Sable (the stage name of Rena Marlette-Lesnar (née Greek, formerly Mero; b 1968)); promotional photograph issued by WWE (World Wrestling Entertainment) to which she was contracted.

Y&R had from the copyright holder secured a licence to use the song, Do You Want to Dance which Ms Midler had interpreted on her debut album The Divine Miss M (1972) and neither her name nor an image of her appeared in the commercial.  Y&R’s use of the song was under the terms of settled law; the case hung on whether Ms Midler had the right to protect her voice from commercial exploitation by means of imitation.  At trial, the district court described the defendants' conduct as that “...of the average thief...” (“If we can't buy it, we'll take it”) but held there was no precedent establishing a legal principle preventing imitation of Midler's voice and thus gave summary judgment for the defendants.  Ms Midler appealed.

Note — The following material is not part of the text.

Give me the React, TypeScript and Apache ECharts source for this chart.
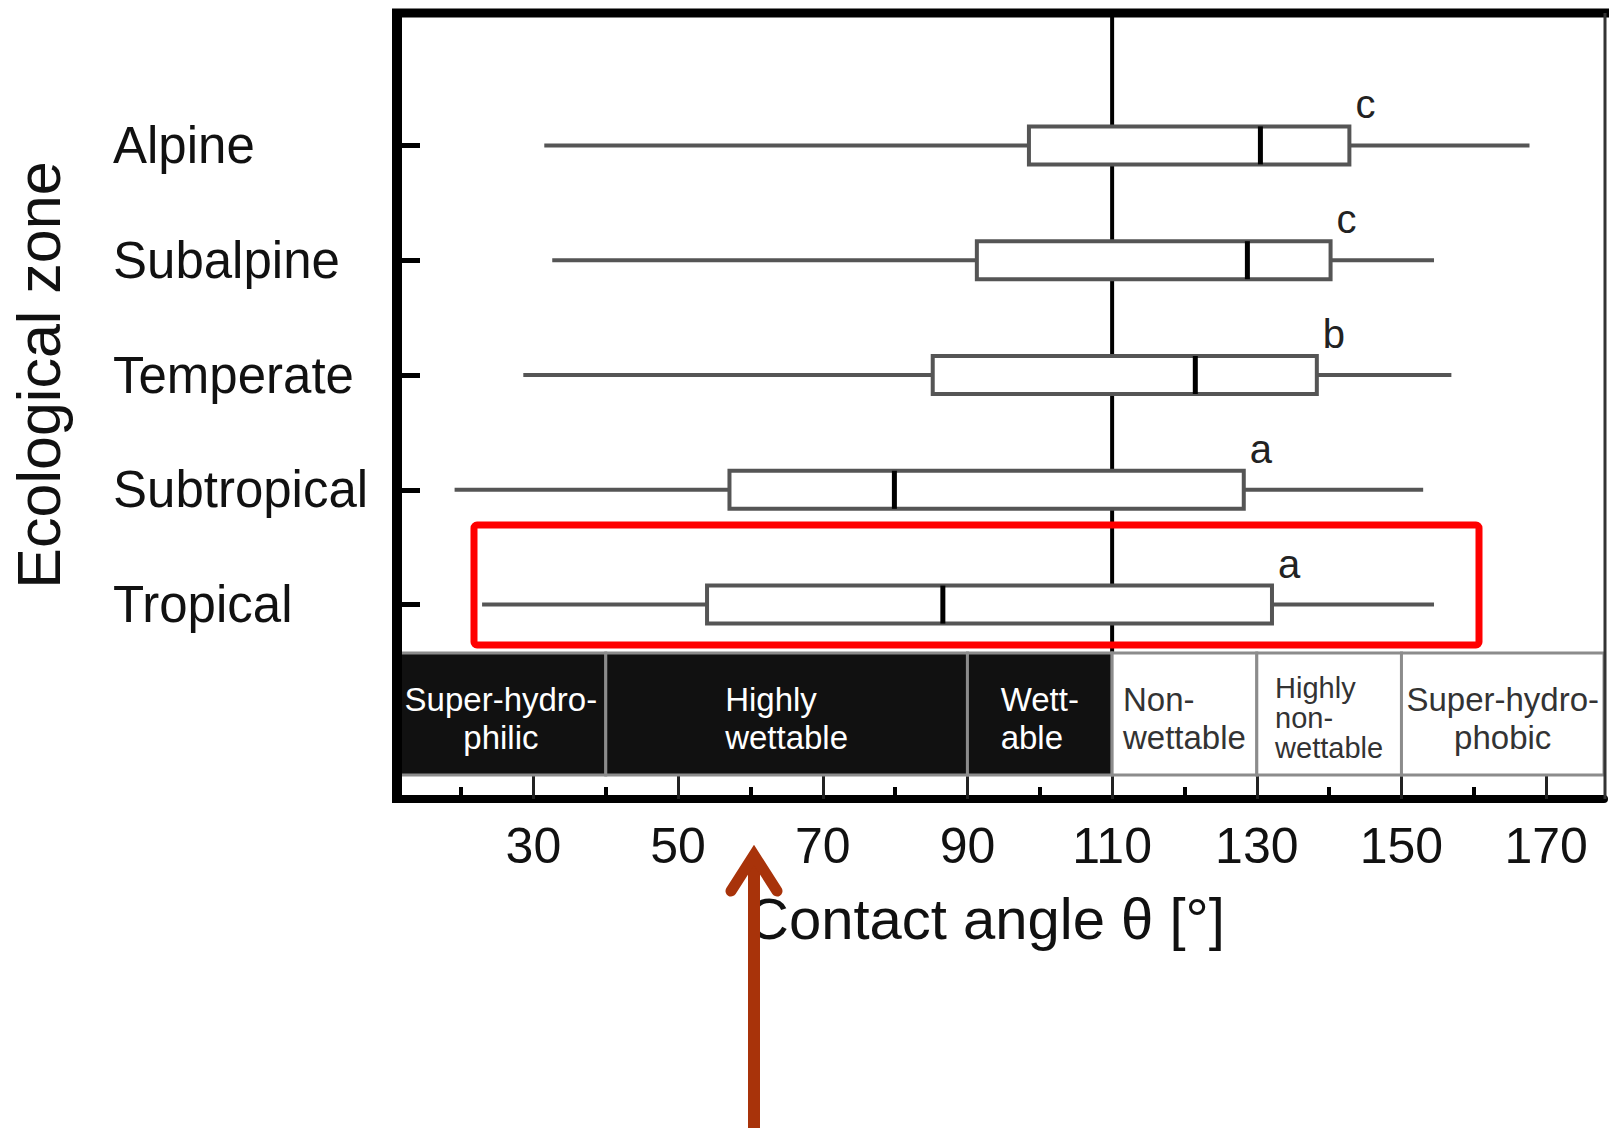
import React, { useEffect, useRef } from 'react';
import * as echarts from 'echarts';

// ---- data ----
const zones = ['Alpine', 'Subalpine', 'Temperate', 'Subtropical', 'Tropical'];
const whiskerLow = [31.5, 32.6, 28.6, 19.1, 22.9];
const quartile1 = [98.5, 91.3, 85.2, 57.1, 54.0];
const medians = [130.5, 128.7, 121.5, 79.9, 86.6];
const quartile3 = [142.8, 140.2, 138.3, 128.2, 132.1];
const whiskerHigh = [167.7, 154.5, 156.9, 153.0, 154.5];
const groupLetters = ['c', 'c', 'b', 'a', 'a'];

const classNames = [
  'Super-hydro-\nphilic',
  'Highly\nwettable',
  'Wett-\nable',
  'Non-\nwettable',
  'Highly\nnon-\nwettable',
  'Super-hydro-\nphobic',
];
const classFrom = [0, 40, 90, 110, 130, 150];
const classTo = [40, 90, 110, 130, 150, 180];
const classDark = [1, 1, 1, 0, 0, 0];

const xMin = 11;
const xMax = 178;
const majorTicks = [30, 50, 70, 90, 110, 130, 150, 170];
const minorTicks = [20, 40, 60, 80, 100, 120, 140, 160];
const referenceAngle = [110];

const FONT = "'Liberation Sans', Arial, Helvetica, sans-serif";
// labels whose lines are each centred (the others are left-aligned blocks)
const centredClassLabels = new Set([0, 5]);

function textWidth(text: string, size: number): number {
  const c = document.createElement('canvas').getContext('2d');
  if (!c) return text.length * size * 0.5;
  c.font = `${size}px ${FONT}`;
  return Math.max(...text.split('\n').map((l) => c.measureText(l).width));
}

export default function App() {
  const ref = useRef<HTMLDivElement>(null);

  useEffect(() => {
    if (!ref.current) return;
    const chart = echarts.init(ref.current, undefined, { renderer: 'svg' });

    const boxData = zones.map((_, i) => [
      i,
      whiskerLow[i],
      quartile1[i],
      medians[i],
      quartile3[i],
      whiskerHigh[i],
    ]);
    const bandData = classFrom.map((f, i) => [f, classTo[i], classDark[i], 0]);
    const refData = referenceAngle.map((v) => [v, 0]);

    const option: any = {
      animation: false,
      backgroundColor: '#ffffff',
      textStyle: { fontFamily: FONT },
      grid: [
        { left: 396, right: 5, top: 88, height: 574 },
        { left: 396, right: 5, top: 653, height: 146 },
        { left: 396, right: 5, top: 13, height: 640 },
      ],
      xAxis: [
        { gridIndex: 0, type: 'value', min: xMin, max: xMax, show: false },
        {
          gridIndex: 1,
          type: 'value',
          min: xMin,
          max: xMax,
          position: 'bottom',
          axisLine: { show: true, lineStyle: { color: '#000', width: 8 } },
          axisTick: {
            show: true,
            inside: true,
            length: 24,
            customValues: majorTicks,
            lineStyle: { color: '#222', width: 3 },
          },
          axisLabel: {
            customValues: majorTicks,
            fontSize: 50,
            color: '#111',
            margin: 22,
            fontFamily: FONT,
          },
          splitLine: { show: false },
          name: 'Contact angle θ [°]',
          nameLocation: 'middle',
          nameGap: 90,
          nameTextStyle: {
            fontSize: 58,
            color: '#111',
            fontFamily: FONT,
            padding: [0, 28, 0, 0],
          },
        },
        {
          gridIndex: 1,
          type: 'value',
          min: xMin,
          max: xMax,
          position: 'bottom',
          axisLine: { show: false },
          axisTick: {
            show: true,
            inside: true,
            length: 12,
            customValues: minorTicks,
            lineStyle: { color: '#000', width: 4 },
          },
          axisLabel: { show: false },
          splitLine: { show: false },
        },
        { gridIndex: 2, type: 'value', min: xMin, max: xMax, show: false },
      ],
      yAxis: [
        {
          gridIndex: 0,
          type: 'category',
          inverse: true,
          data: zones,
          axisLine: { show: false },
          axisTick: {
            show: true,
            inside: true,
            alignWithLabel: true,
            length: 24,
            lineStyle: { color: '#000', width: 5 },
          },
          axisLabel: {
            align: 'left',
            margin: 283,
            fontSize: 51,
            color: '#111',
            fontFamily: FONT,
          },
          splitLine: { show: false },
          name: 'Ecological zone',
          nameLocation: 'middle',
          nameRotate: 90,
          nameGap: 327,
          nameTextStyle: { fontSize: 61, color: '#111', fontFamily: FONT },
        },
        { gridIndex: 1, type: 'value', min: 0, max: 1, show: false },
        { gridIndex: 2, type: 'value', min: 0, max: 1, show: false },
      ],
      series: [
        {
          type: 'custom',
          name: 'reference',
          xAxisIndex: 3,
          yAxisIndex: 2,
          z: 1,
          data: refData,
          encode: { x: 0, y: 1 },
          renderItem: (params: any, api: any) => {
            const v = api.value(0);
            const p0 = api.coord([v, 0]);
            const p1 = api.coord([v, 1]);
            return {
              type: 'line',
              shape: { x1: p0[0], y1: p0[1], x2: p1[0], y2: p1[1] },
              style: { stroke: '#000', lineWidth: 4 },
            };
          },
        },
        {
          type: 'custom',
          name: 'classes',
          xAxisIndex: 1,
          yAxisIndex: 1,
          z: 2,
          data: bandData,
          encode: { x: [0, 1], y: 3 },
          renderItem: (params: any, api: any) => {
            const cs = params.coordSys;
            const i = params.dataIndex;
            const a = api.coord([api.value(0), 0])[0];
            const b = api.coord([api.value(1), 0])[0];
            const x1 = Math.max(a, cs.x);
            const x2 = Math.min(b, cs.x + cs.width);
            const top = cs.y;
            const bottom = cs.y + cs.height - 24;
            const dark = api.value(2) === 1;
            const label = classNames[i];
            const threeLines = label.split('\n').length > 2;
            const fs = threeLines ? 29 : 33;
            const centred = centredClassLabels.has(i);
            const cx = (x1 + x2) / 2;
            const tx = centred ? cx : cx - textWidth(label, fs) / 2;
            return {
              type: 'group',
              children: [
                {
                  type: 'rect',
                  shape: { x: x1, y: top, width: x2 - x1, height: bottom - top },
                  style: {
                    fill: dark ? '#111111' : '#ffffff',
                    stroke: '#8c8c8c',
                    lineWidth: 3,
                  },
                },
                {
                  type: 'text',
                  style: {
                    text: label,
                    x: tx,
                    y: (top + bottom) / 2 + 4,
                    align: centred ? 'center' : 'left',
                    verticalAlign: 'middle',
                    fontSize: fs,
                    lineHeight: threeLines ? 30 : 38,
                    fontFamily: FONT,
                    fill: dark ? '#ffffff' : '#333333',
                  },
                },
              ],
            };
          },
        },
        {
          type: 'custom',
          name: 'boxes',
          xAxisIndex: 0,
          yAxisIndex: 0,
          z: 3,
          data: boxData,
          encode: { x: [1, 2, 3, 4, 5], y: 0 },
          renderItem: (params: any, api: any) => {
            const ci = api.value(0);
            const y = api.coord([xMin, ci])[1];
            const xl = api.coord([api.value(1), ci])[0];
            const xq1 = api.coord([api.value(2), ci])[0];
            const xm = api.coord([api.value(3), ci])[0];
            const xq3 = api.coord([api.value(4), ci])[0];
            const xh = api.coord([api.value(5), ci])[0];
            const h = 19;
            return {
              type: 'group',
              children: [
                {
                  type: 'line',
                  shape: { x1: xl, y1: y, x2: xq1, y2: y },
                  style: { stroke: '#555', lineWidth: 4 },
                },
                {
                  type: 'line',
                  shape: { x1: xq3, y1: y, x2: xh, y2: y },
                  style: { stroke: '#555', lineWidth: 4 },
                },
                {
                  type: 'rect',
                  shape: { x: xq1, y: y - h, width: xq3 - xq1, height: 2 * h },
                  style: { fill: '#fff', stroke: '#555', lineWidth: 4 },
                },
                {
                  type: 'line',
                  shape: { x1: xm, y1: y - h, x2: xm, y2: y + h },
                  style: { stroke: '#000', lineWidth: 5 },
                },
                {
                  type: 'text',
                  style: {
                    text: groupLetters[params.dataIndex],
                    x: xq3 + 6,
                    y: y - h - 22,
                    align: 'left',
                    verticalAlign: 'middle',
                    fontSize: 40,
                    fontFamily: FONT,
                    fill: '#222',
                  },
                },
              ],
            };
          },
        },
      ],
      graphic: [
        {
          type: 'line',
          z: 50,
          shape: { x1: 392, y1: 13, x2: 1609, y2: 13 },
          style: { stroke: '#000', lineWidth: 9 },
        },
        {
          type: 'line',
          z: 50,
          shape: { x1: 397, y1: 9, x2: 397, y2: 803 },
          style: { stroke: '#000', lineWidth: 10 },
        },
        {
          type: 'line',
          z: 50,
          shape: { x1: 1605, y1: 13, x2: 1605, y2: 799 },
          style: { stroke: '#333', lineWidth: 3 },
        },
        {
          type: 'rect',
          z: 60,
          shape: { x: 474, y: 525, width: 1005, height: 120, r: 3 },
          style: { fill: 'none', stroke: '#ff0000', lineWidth: 7 },
        },
        {
          type: 'line',
          z: 60,
          shape: { x1: 754, y1: 856, x2: 754, y2: 1128 },
          style: { stroke: '#a8330a', lineWidth: 12 },
        },
        {
          type: 'polyline',
          z: 60,
          shape: { points: [[731, 891], [754, 855], [777, 891]] },
          style: {
            stroke: '#a8330a',
            lineWidth: 11,
            lineCap: 'round',
            lineJoin: 'miter',
            fill: 'none',
          },
        },
      ],
    };

    chart.setOption(option);
    return () => chart.dispose();
  }, []);

  return (
    <div
      ref={ref}
      style={{
        position: 'absolute',
        left: 0,
        top: 0,
        width: 1609,
        height: 1128,
        background: '#fff',
      }}
    />
  );
}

Years before, a federal court had held the First Amendment (free speech) to the US constitution operated with a wide latitude in protecting reproduction of likenesses or sounds, finding the “use of a person's identity” was central; if the purpose was found to be “informative or cultural”, then the use was immune from challenge but if it “serves no such function but merely exploits the individual portrayed, immunity will not be granted.  Moreover, federal copyright law overlays such matters and the “...mere imitation of a recorded performance would not constitute a copyright infringement even where one performer deliberately sets out to simulate another's performance as exactly as possible.  So Ms Midler’s claim was novel in that it was unrelated to the copyrighted material (the song), thus excluding consideration of federal copyright law.   At the time, it was understood a “voice is not copyrightable” and what she was seeking to protect was something more inherently personal than any work of authorship.  There had been vaguely similar cases but they had been about “unfair competition” in which people like voice-over artists were able to gain protection from others emulating in this commercial area a voice, the characteristics of which the plaintiffs claimed to have “invented” or “defined” (the courts never differentiated).

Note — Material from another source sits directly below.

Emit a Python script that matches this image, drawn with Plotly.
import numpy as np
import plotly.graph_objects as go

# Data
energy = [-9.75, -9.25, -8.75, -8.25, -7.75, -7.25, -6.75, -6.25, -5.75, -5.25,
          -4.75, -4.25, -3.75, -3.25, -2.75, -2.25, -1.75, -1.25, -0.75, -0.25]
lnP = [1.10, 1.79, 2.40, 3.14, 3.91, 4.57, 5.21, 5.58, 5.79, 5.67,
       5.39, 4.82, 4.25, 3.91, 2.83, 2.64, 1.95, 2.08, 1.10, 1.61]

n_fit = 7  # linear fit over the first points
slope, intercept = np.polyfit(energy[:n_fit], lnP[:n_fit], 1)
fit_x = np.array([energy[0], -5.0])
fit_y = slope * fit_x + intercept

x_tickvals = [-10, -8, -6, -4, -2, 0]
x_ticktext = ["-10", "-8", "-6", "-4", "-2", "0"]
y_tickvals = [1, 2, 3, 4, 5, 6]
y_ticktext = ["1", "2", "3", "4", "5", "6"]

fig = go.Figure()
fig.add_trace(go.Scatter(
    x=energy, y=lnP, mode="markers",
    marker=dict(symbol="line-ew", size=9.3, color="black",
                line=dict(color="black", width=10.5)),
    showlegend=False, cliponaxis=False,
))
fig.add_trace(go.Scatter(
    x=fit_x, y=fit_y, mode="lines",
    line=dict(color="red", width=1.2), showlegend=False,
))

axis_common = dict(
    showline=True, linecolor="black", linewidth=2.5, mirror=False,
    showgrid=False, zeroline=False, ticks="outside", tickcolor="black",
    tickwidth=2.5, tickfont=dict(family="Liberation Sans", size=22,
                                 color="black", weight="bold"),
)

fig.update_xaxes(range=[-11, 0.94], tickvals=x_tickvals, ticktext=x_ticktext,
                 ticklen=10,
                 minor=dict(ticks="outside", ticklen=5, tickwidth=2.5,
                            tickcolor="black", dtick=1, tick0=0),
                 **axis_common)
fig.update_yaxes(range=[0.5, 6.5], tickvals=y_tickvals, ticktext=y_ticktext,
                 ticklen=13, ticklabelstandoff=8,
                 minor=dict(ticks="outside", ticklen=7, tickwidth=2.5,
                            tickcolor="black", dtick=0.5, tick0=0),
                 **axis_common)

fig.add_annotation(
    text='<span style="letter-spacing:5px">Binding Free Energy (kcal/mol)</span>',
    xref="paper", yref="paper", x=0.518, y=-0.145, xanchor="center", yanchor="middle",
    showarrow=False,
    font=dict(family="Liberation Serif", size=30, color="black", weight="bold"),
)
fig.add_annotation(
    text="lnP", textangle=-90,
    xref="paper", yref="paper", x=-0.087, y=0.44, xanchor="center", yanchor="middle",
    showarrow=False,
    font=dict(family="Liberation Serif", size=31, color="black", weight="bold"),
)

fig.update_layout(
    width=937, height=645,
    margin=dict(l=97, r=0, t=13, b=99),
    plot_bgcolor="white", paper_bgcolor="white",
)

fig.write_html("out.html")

On appeal, the court reversed the original judgment, holding that it was not necessary to “…go so far as to hold that every imitation of a voice to advertise merchandise is actionable.  We hold only that when a distinctive voice of a professional singer is widely known and is deliberately imitated in order to sell a product, the sellers have appropriated what is not theirs and have committed a tort in California.  Midler has made a showing, sufficient to defeat summary judgment, that the defendants here for their own profit in selling their product did appropriate part of her identity.”  What this established was an individual's voice can be as integral to their identity as their image or name and that is reflected in recent findings about AI-generated voices that mimic specific individuals; they too can infringe on similar rights if used without consent, particularly for commercial or deceptive purposes.  The “AI generated voice” cases will for some time continue to appear in many jurisdictions and it’s not impossible some existing (and long-standing) contracts might be declared void for unconscionability on the grounds terms which once “signed away in perpetuity” rights to use a voice will no longer enforced because the technological possibilities now available could not have been envisaged.